Snapshots of System State in Linux?
Anonymous Coward asks: "VMware provides the capability to save the state of a VMware session to a file and to later reload it to resume from where was left off, as if the (virtual) machine never was turned off. Is there a way to do this on a real Linux machine, i.e., capturing the state of the machine (the whole memory space, CPU registers, etc.) to a file and restoring it later (assuming the same hardware)? This is useful for, say, kernel debugging or fast boot (i.e., saving the machine state at some point after the kernel has been initialized and just resuming from that point on in case of reboot)." Most laptops do exactly this when they suspend to disk, however most of that is done via the laptops firmware.
In theory this can be do. It isn't that hard either, just walk through all the data structures in the kernel and write them to disk. For most memory, just tell the swaper to swap that task out and all your tasks have their registers saved automaticly.

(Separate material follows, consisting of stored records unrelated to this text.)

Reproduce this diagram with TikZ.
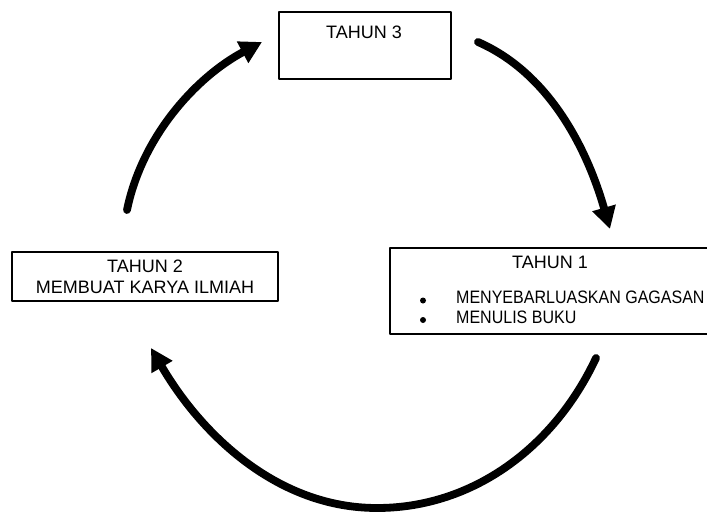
\documentclass[tikz,border=0pt]{standalone}
\usepackage{fontspec}
\setmainfont{Liberation Sans}
\usetikzlibrary{arrows.meta,positioning}

\begin{document}
\begin{tikzpicture}[x=1pt,y=-1pt,line join=round,
  kotak/.style={draw,line width=2pt,inner sep=0pt},
  teks/.style={inner sep=0pt,font=\fontsize{18}{21}\selectfont},
  panah/.style={line width=7.8pt,line cap=round,-{Triangle[length=22pt,width=23pt]}}]
\useasboundingbox (0,0) rectangle (707,514);
\clip (0,0) rectangle (707,514);
% kotak tahun
\node[kotak,minimum width=172pt,minimum height=67pt,anchor=north west] (t3) at (278,11) {};
\node[teks] (t3teks) at (364,32) {TAHUN 3};
\node[kotak,teks,align=center,minimum width=266pt,minimum height=49pt] (t2) at (145,276.5) {TAHUN 2\\MEMBUAT KARYA ILMIAH};
\node[kotak,minimum width=325pt,minimum height=86pt,anchor=north west] (t1) at (389,247) {};
\node[teks] (t1teks) at (550,262) {TAHUN 1};
\node[teks,anchor=west] (gagasan) at (456,297) {\scalebox{0.89}[1]{MENYEBARLUASKAN GAGASAN}};
\node[teks,anchor=west] (buku) at (456,317.5) {\scalebox{0.89}[1]{MENULIS BUKU}};
\coordinate (p1) at (423,300.5);
\coordinate (p2) at (423,320);
\fill (p1) circle (3pt);
\fill (p2) circle (3pt);
% panah siklus
\coordinate (a1) at (478,42);   % ke tahun 1
\coordinate (a2) at (610,229);
\coordinate (b1) at (596,358);  % ke tahun 2
\coordinate (bm) at (377,508);
\coordinate (b2) at (151,348);
\coordinate (c1) at (127,210);  % ke tahun 3
\coordinate (c2) at (262,42);
\draw[panah] (a1) .. controls (551,74) and (588,152) .. (a2);
\draw[panah] (b1) .. controls (555,446) and (474,508) .. (bm) .. controls (277,508) and (201,434) .. (b2);
\draw[panah] (c1) .. controls (142,136.5) and (196,77) .. (c2);
\end{tikzpicture}
\end{document}
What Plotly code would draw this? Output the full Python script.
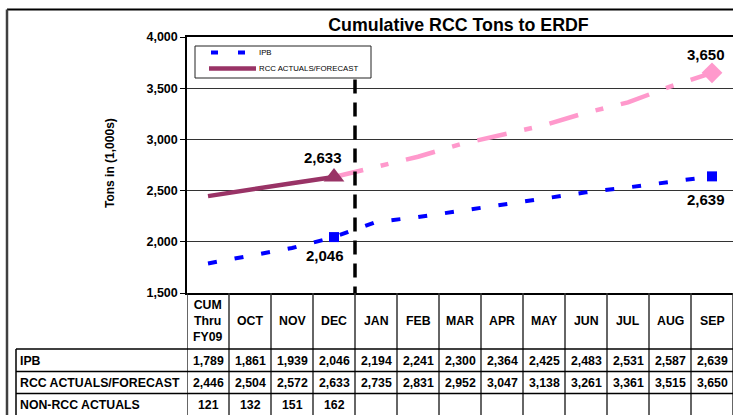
import plotly.graph_objects as go

categories = ["CUM<br>Thru<br>FY09", "OCT", "NOV", "DEC", "JAN", "FEB", "MAR",
              "APR", "MAY", "JUN", "JUL", "AUG", "SEP"]
ipb = [1789, 1861, 1939, 2046, 2194, 2241, 2300, 2364, 2425, 2483, 2531, 2587, 2639]
rcc = [2446, 2504, 2572, 2633, 2735, 2831, 2952, 3047, 3138, 3261, 3361, 3515, 3650]
non_rcc = [121, 132, 151, 162]
row_labels = ["IPB", "RCC ACTUALS/FORECAST", "NON-RCC ACTUALS"]
series_names = ["IPB", "RCC ACTUALS/FORECAST"]
actual_end = 3  # index of DEC (last actual month)

FONT = "Liberation Sans, Arial, sans-serif"
BLUE = "#0000FF"
PURPLE = "#993366"
PINK = "#FF99CC"

W, H = 733, 415
ML, MR, MT, MB = 187, 0, 37, 122
PW, PH = W - ML - MR, H - MT - MB
n = len(categories)
xs = list(range(n))


def py(p):  # pixel row -> paper y
    return (H - MB - p) / PH


def px(p):  # pixel column -> paper x
    return (p - ML) / PW


fig = go.Figure()

fig.add_trace(go.Scatter(
    x=xs, y=ipb, mode="lines", name=series_names[0], showlegend=False,
    line=dict(color=BLUE, width=4, dash="9px,18px")))
fig.add_trace(go.Scatter(
    x=xs[:actual_end + 1], y=rcc[:actual_end + 1], mode="lines",
    name=series_names[1], showlegend=False, line=dict(color=PURPLE, width=4.5)))
fig.add_trace(go.Scatter(
    x=xs[actual_end:], y=rcc[actual_end:], mode="lines", showlegend=False,
    line=dict(color=PINK, width=4.5, dash="30px,18px,8px,18px")))
fig.add_trace(go.Scatter(
    x=[xs[actual_end], xs[-1]], y=[ipb[actual_end], ipb[-1]], mode="markers",
    showlegend=False, marker=dict(symbol="square", size=10, color=BLUE)))
fig.add_trace(go.Scatter(
    x=[xs[actual_end]], y=[rcc[actual_end]], mode="markers", showlegend=False,
    marker=dict(symbol="triangle-up", size=18, color=PURPLE)))
fig.add_trace(go.Scatter(
    x=[xs[-1]], y=[rcc[-1]], mode="markers", showlegend=False,
    marker=dict(symbol="diamond", size=16, color=PINK)))

annotations = []
bold12 = dict(family=FONT, size=12.3, color="black", weight="bold")
lab15 = dict(family=FONT, size=15, color="black", weight="bold")

# data labels
for xv, yv, dx, dy in [(xs[actual_end], rcc[actual_end], -11, 19),
                       (xs[actual_end], ipb[actual_end], -9, -18),
                       (xs[-1], rcc[-1], -6, 18),
                       (xs[-1], ipb[-1], -6, -23)]:
    annotations.append(dict(x=xv, y=yv, xref="x", yref="y", text=f"{yv:,}",
                            showarrow=False, xshift=dx, yshift=dy, font=lab15,
                            xanchor="center", yanchor="middle"))

# table header + values
row_y = [py(360.5), py(382.5), py(404.5)]
for i, c in enumerate(categories):
    annotations.append(dict(x=i, y=py(321), xref="x", yref="paper", text=c,
                            showarrow=False, font=bold12, xanchor="center",
                            yanchor="middle"))
    annotations.append(dict(x=i, y=row_y[0], xref="x", yref="paper",
                            text=f"{ipb[i]:,}", showarrow=False, font=bold12,
                            xanchor="center", yanchor="middle"))
    annotations.append(dict(x=i, y=row_y[1], xref="x", yref="paper",
                            text=f"{rcc[i]:,}", showarrow=False, font=bold12,
                            xanchor="center", yanchor="middle"))
    if i < len(non_rcc):
        annotations.append(dict(x=i, y=row_y[2], xref="x", yref="paper",
                                text=f"{non_rcc[i]:,}", showarrow=False,
                                font=bold12, xanchor="center", yanchor="middle"))
for lab, yv in zip(row_labels, row_y):
    annotations.append(dict(x=px(18), y=yv, xref="paper", yref="paper", text=lab,
                            showarrow=False, xanchor="left", yanchor="middle",
                            font=bold12))

# y-axis title
annotations.append(dict(x=px(110), y=py(163), xref="paper", yref="paper",
                        text="Tons in (1,000s)", textangle=-90, showarrow=False,
                        xanchor="center", yanchor="middle",
                        font=dict(family=FONT, size=12, color="black", weight="bold")))

shapes = []
grid_col = "#333333"

# legend (drawn box with samples)
shapes.append(dict(type="rect", xref="paper", yref="paper", x0=px(195), x1=px(371),
                   y0=py(78), y1=py(46), line=dict(color="#222222", width=1),
                   fillcolor="white", layer="above"))
shapes.append(dict(type="line", xref="paper", yref="paper", x0=px(211), x1=px(250),
                   y0=py(52.5), y1=py(52.5), layer="above",
                   line=dict(color=BLUE, width=4, dash="7px,20px")))
shapes.append(dict(type="line", xref="paper", yref="paper", x0=px(209), x1=px(256),
                   y0=py(68.5), y1=py(68.5), layer="above",
                   line=dict(color=PURPLE, width=4.5)))
for name, yy in zip(series_names, [52.5, 68.5]):
    annotations.append(dict(x=px(257), y=py(yy), xref="paper", yref="paper",
                            text=name, showarrow=False, xanchor="left",
                            yanchor="middle",
                            font=dict(family=FONT, size=7.8, color="black")))

# table vertical lines
for i in range(n + 1):
    shapes.append(dict(type="line", xref="x", yref="paper", x0=i - 0.5, x1=i - 0.5,
                       y0=py(H + 2), y1=0, line=dict(color=grid_col, width=1.5)))
# table horizontal lines
for p in [349, 371.5, 393.5]:
    shapes.append(dict(type="line", xref="paper", yref="paper", x0=px(16), x1=1,
                       y0=py(p), y1=py(p), line=dict(color="black", width=1.5)))
shapes.append(dict(type="line", xref="paper", yref="paper", x0=px(16), x1=px(16),
                   y0=py(349), y1=py(H + 2), line=dict(color="black", width=1.5)))
# outer frame
shapes.append(dict(type="line", xref="paper", yref="paper", x0=px(7), x1=px(W + 2),
                   y0=py(9.5), y1=py(9.5), line=dict(color="black", width=2)))
shapes.append(dict(type="line", xref="paper", yref="paper", x0=px(7), x1=px(7),
                   y0=py(9.5), y1=py(H + 2), line=dict(color="#404040", width=2.5)))
# actual/forecast divider
shapes.append(dict(type="line", xref="x", yref="y", x0=actual_end + 0.5,
                   x1=actual_end + 0.5, y0=3585, y1=1500,
                   line=dict(color="black", width=3.5, dash="14px,9px")))

fig.update_layout(
    width=W, height=H,
    margin=dict(l=ML, r=MR, t=MT, b=MB),
    paper_bgcolor="white", plot_bgcolor="white",
    font=dict(family=FONT, color="black"),
    title=dict(text="Cumulative RCC Tons to ERDF", x=458.5 / W, xref="container",
               xanchor="center", y=1 - 24.5 / H, yanchor="middle",
               font=dict(family=FONT, size=17.8, color="black", weight="bold")),
    showlegend=False,
    xaxis=dict(range=[-0.5, n - 0.5], showticklabels=False, ticks="",
               showgrid=False, zeroline=False, showline=True, mirror=True,
               linecolor="black", linewidth=1.5, fixedrange=True),
    yaxis=dict(range=[1500, 4000], dtick=500, tickformat=",", ticks="outside",
               ticklen=5, tickcolor="black", showline=True, linecolor="black",
               linewidth=1.5, showgrid=True, gridcolor=grid_col, gridwidth=1,
               zeroline=False, tickfont=dict(family=FONT, size=12.5, color="black",
                                             weight="bold")),
    annotations=annotations,
    shapes=shapes,
)

fig.write_html("out.html",
               config={"displayModeBar": False},
               post_script="document.body.style.margin='0px';"
                           "document.body.style.overflow='hidden';")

Now for the problem: when saving state you need to save more then just the CPU. Getting the simple case to work is probably very easy. However every hardware part needs to be re-initialized to the same state it was in before. Somethings won't care, (keyboard likely) others are easy to work around. (just act like a virtual console switch). Others can be very hard to (think of scsi drivers where some program is reading from a file)
Don't forget that you can't save the state of your disk driver while you are writing that state out, unless you are careful to avoid half written registers.
This is an interesting and doable project. If you want it do it. Remember this is was linux is about: scratching your own itch and then sharing with others. If you get this working great, if not you will have least learned.
Software Suspend for Linux 2.2.x
It will save the state of your machine to the swap space and on bootup recognize the saved state and restore it. No BIOS or fimware junk nessacary
Quando Omni Flunkus Moritati
On my laptop, windows 2000 (and xp) can 'hibernate' to a file and on boot resume where it left off, in theory it can do it in win98 as well, but the suspend/hibernate/resume doesn't seem to work properly in win98
this combined with what happens on the display would lead me to believe that win2k/xp does the hibernation in software, and win98 either uses the firmware, or really crappy software.
you would probably need to have an interface to re-initialize the network cards, because there is a high probability of being on a different network when you resume. this might be a compelling reason to integrate dhcp into the kernel (bootp and arpd are in there allready) or it might not be. you would probably also want to flush everything in the write cache to disk, and drop your read caches into the bit bucket to reduce the size of the memory you actually have to save.
as for exactly how it would work, i'm not exactly sure, but i strongly believe it is possible. somebody suggested using swap space for that, but that wouldn't work if you didn't have enough free space for everything in ram. a dedicated partition at least the size of your physical ram would probably be the best solution considering ease of programming, and typical ratio of memory to diskspace.
if this hasn't been done well by the time i get to senior year in college, this would be a great senior design project for me i think.
Need a Catering Connection
I don't think it can be done without special firmware, or something in the BIOS. VMware is doing exactly what laptops are doing, VMware writes to a file in the host, and newer laptops write to a special partition. It sucks.. but possibly the only thing you can do is to put laptop brains on your desktop/server board... which may or may not be that easy to do, it certainly may be easier to convince one of the smaller board manufacturers to do this.